[Set problem]: Quote from the first line below through the line that contains "nd_max = [26, 9, 4, 3]", both included, and leave the pictures out.

....................

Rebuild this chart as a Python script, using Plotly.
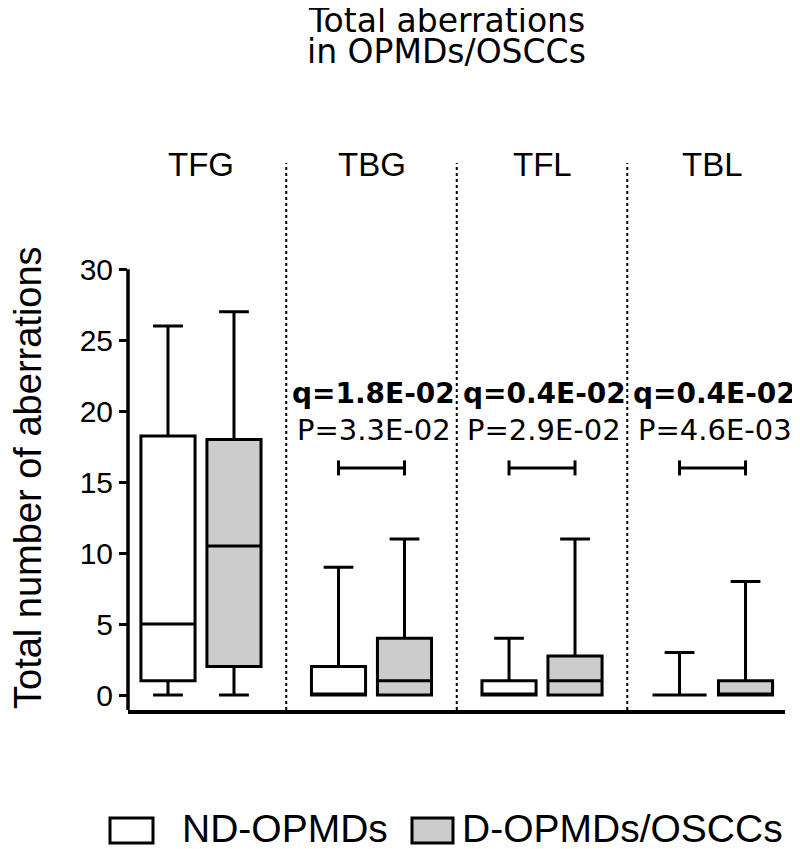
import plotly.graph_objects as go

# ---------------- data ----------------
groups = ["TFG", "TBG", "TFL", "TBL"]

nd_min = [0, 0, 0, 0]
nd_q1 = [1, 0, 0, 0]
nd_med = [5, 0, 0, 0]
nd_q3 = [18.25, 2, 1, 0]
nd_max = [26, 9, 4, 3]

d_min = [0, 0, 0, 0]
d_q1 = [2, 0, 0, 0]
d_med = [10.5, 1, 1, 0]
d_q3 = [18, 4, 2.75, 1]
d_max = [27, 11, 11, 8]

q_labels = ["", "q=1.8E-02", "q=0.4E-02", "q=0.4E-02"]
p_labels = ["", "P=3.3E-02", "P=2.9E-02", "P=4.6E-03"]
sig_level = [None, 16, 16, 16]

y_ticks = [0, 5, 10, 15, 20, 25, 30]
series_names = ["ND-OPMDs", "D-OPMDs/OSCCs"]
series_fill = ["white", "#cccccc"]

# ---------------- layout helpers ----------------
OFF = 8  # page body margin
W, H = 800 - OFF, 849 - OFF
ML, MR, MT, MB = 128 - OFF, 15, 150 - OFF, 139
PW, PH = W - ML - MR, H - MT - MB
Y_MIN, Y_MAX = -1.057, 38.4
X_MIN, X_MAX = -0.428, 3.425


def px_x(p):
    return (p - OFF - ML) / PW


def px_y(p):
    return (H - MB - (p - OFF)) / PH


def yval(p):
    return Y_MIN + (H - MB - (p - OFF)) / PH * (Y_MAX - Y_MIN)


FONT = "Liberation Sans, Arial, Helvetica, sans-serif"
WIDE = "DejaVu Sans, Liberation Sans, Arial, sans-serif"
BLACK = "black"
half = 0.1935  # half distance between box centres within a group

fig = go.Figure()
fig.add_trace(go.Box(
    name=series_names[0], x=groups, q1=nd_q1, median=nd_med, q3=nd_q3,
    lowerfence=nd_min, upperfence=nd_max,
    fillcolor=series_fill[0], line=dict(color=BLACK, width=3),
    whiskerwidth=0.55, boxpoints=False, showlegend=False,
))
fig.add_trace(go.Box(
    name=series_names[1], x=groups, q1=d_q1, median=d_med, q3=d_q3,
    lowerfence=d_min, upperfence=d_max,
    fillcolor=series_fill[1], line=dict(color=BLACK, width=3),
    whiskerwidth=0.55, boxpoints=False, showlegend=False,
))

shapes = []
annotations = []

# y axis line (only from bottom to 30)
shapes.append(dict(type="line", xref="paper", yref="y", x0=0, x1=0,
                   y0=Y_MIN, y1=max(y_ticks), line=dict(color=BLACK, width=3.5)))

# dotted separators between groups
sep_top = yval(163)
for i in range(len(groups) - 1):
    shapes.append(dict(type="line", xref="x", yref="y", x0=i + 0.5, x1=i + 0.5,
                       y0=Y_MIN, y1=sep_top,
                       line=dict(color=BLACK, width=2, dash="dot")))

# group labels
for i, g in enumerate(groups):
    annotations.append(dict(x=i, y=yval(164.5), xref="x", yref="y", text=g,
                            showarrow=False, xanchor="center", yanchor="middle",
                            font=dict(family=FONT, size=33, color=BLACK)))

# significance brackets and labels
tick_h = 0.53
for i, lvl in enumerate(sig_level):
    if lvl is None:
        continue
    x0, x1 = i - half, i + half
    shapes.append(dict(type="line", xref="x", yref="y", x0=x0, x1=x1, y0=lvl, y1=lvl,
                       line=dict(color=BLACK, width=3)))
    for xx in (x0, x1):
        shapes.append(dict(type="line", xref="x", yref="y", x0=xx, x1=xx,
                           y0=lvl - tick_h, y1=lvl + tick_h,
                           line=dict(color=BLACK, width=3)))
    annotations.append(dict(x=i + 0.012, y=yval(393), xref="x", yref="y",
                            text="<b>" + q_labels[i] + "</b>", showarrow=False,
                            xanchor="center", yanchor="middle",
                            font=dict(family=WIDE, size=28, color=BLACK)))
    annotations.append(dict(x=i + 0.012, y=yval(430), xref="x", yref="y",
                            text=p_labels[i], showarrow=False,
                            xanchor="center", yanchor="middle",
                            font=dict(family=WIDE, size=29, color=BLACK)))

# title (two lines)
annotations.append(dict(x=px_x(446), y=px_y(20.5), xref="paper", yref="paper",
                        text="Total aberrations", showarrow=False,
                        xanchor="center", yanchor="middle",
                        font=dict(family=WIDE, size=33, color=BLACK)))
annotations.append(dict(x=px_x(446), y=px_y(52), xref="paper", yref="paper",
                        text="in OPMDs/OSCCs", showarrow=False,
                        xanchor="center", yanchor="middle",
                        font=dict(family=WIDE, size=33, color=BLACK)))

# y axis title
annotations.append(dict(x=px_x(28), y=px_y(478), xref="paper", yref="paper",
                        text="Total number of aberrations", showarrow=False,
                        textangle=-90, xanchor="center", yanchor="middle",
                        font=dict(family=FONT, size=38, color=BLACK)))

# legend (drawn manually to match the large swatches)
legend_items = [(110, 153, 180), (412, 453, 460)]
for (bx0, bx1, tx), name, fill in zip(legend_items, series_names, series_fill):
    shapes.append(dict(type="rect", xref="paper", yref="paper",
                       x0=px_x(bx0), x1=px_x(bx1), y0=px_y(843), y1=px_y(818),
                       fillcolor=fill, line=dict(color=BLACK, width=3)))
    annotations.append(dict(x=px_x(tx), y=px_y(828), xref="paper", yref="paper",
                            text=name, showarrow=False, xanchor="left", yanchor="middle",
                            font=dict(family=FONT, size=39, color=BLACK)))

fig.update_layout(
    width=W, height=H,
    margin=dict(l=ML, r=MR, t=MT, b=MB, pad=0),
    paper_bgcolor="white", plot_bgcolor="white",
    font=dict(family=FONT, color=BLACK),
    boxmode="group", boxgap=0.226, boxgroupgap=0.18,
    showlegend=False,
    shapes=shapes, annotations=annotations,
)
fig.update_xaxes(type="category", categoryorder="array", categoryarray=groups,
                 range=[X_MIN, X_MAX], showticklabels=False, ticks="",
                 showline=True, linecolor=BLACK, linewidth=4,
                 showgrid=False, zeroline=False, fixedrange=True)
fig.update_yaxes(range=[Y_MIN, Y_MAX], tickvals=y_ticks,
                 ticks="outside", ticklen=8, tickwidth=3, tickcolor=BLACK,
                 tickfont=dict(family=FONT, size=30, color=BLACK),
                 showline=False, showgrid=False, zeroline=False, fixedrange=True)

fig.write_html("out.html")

....................

[Result below]:
Rebuild this chart as a Python script, using Plotly.
import plotly.graph_objects as go

# ---------------- data ----------------
groups = ["TFG", "TBG", "TFL", "TBL"]

nd_min = [0, 0, 0, 0]
nd_q1 = [1, 0, 0, 0]
nd_med = [5, 0, 0, 0]
nd_q3 = [18.25, 2, 1, 0]
nd_max = [26, 9, 4, 3]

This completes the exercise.